Start of Data records

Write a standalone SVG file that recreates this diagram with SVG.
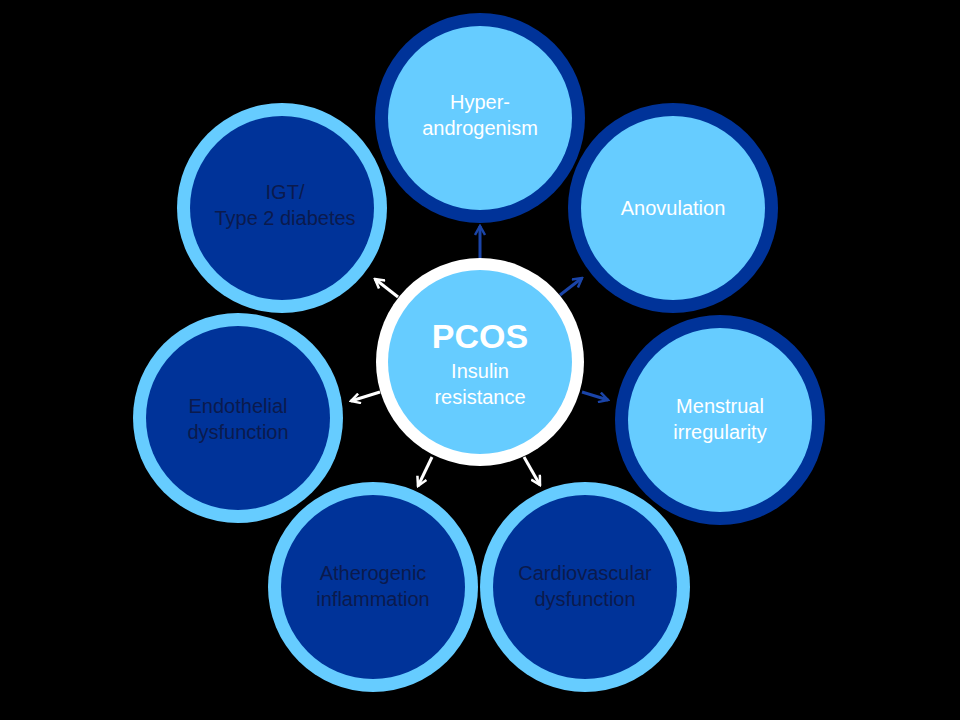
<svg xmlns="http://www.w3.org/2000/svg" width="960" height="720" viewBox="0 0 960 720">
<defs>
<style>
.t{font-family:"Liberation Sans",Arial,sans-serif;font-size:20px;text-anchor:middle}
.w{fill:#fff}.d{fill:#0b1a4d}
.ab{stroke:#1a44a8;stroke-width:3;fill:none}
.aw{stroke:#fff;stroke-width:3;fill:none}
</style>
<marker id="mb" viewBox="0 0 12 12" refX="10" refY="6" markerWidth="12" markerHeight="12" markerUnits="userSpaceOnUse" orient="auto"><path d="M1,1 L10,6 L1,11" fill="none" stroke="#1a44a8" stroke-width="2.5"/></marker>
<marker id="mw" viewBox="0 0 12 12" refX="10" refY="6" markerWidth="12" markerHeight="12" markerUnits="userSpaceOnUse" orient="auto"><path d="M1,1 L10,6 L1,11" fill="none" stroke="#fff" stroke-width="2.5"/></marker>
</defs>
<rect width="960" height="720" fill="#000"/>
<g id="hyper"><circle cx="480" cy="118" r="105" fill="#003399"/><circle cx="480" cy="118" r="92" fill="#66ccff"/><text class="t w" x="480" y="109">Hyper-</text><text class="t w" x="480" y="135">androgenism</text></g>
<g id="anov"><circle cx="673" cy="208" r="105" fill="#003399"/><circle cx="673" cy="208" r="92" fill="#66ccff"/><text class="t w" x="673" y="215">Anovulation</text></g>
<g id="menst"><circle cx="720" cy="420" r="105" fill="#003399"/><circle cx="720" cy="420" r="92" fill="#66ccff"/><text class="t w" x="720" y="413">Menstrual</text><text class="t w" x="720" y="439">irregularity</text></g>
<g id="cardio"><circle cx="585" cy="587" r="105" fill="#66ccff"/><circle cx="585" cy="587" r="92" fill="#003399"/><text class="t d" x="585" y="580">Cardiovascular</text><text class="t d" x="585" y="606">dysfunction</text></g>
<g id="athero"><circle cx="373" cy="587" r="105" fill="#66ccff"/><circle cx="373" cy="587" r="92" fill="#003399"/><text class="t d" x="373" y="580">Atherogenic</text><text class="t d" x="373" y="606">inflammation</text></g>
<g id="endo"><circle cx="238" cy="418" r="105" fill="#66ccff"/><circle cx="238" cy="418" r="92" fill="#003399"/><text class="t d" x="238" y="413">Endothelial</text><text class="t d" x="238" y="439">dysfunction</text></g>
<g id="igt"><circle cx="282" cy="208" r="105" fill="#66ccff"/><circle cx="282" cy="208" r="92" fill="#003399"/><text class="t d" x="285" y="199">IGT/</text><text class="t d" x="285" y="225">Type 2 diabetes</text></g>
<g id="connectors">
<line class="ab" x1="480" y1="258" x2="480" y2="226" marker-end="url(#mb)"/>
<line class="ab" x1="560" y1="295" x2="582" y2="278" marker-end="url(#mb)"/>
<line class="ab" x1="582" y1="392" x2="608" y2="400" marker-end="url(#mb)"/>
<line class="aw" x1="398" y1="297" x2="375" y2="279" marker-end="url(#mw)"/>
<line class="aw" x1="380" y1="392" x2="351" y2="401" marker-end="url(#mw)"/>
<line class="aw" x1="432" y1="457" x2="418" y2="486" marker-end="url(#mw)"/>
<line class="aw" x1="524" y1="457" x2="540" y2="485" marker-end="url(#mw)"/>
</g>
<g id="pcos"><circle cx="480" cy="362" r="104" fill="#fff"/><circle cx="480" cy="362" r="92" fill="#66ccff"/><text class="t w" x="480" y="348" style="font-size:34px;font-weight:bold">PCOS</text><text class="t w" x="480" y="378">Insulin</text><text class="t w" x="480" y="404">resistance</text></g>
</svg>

End of Data records
Start of Data records

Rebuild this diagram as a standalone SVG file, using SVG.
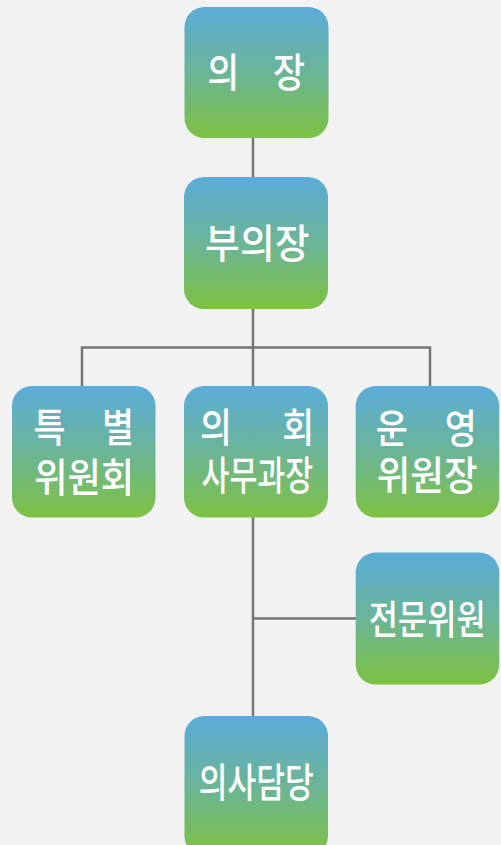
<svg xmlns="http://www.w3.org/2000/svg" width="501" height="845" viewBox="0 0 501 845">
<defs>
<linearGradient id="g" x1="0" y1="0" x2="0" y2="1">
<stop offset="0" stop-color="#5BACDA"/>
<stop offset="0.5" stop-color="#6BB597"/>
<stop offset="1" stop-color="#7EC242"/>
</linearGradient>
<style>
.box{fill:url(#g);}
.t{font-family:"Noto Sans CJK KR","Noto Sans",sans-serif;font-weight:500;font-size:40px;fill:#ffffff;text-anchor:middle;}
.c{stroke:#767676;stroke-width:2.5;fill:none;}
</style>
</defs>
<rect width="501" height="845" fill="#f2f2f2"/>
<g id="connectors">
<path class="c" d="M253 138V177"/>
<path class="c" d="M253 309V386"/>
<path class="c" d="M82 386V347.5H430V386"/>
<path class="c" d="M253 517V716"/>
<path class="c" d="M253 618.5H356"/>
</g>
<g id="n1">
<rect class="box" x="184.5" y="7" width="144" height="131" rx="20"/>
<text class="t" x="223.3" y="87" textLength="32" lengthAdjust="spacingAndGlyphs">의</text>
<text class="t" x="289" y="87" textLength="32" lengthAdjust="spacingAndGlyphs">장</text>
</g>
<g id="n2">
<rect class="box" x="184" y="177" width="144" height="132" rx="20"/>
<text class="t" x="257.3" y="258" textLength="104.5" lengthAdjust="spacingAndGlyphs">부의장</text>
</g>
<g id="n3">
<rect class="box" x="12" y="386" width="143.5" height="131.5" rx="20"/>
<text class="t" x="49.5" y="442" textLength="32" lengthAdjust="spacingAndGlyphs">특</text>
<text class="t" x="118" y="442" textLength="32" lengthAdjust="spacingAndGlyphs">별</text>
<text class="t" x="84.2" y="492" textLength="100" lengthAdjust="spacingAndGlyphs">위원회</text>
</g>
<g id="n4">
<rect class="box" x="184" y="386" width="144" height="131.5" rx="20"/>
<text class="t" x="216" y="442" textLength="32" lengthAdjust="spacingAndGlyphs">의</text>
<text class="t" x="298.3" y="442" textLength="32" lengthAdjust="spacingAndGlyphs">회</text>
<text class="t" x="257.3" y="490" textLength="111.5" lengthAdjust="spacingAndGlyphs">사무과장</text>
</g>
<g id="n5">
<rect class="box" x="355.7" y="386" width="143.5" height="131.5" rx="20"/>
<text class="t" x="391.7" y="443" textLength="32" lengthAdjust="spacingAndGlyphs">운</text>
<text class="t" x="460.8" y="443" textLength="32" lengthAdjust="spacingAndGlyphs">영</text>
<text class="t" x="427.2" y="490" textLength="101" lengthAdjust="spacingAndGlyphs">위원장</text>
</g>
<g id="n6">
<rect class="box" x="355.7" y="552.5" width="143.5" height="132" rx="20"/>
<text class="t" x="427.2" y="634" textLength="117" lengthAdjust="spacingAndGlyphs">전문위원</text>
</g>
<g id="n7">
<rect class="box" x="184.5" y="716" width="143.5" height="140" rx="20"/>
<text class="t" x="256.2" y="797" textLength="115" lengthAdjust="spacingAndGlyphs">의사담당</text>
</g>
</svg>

End of Data records

Show the lines where the word "file" appears in the entries.

(Expected output)
Write a standalone SVG file that recreates this diagram with SVG.
Rebuild this diagram as a standalone SVG file, using SVG.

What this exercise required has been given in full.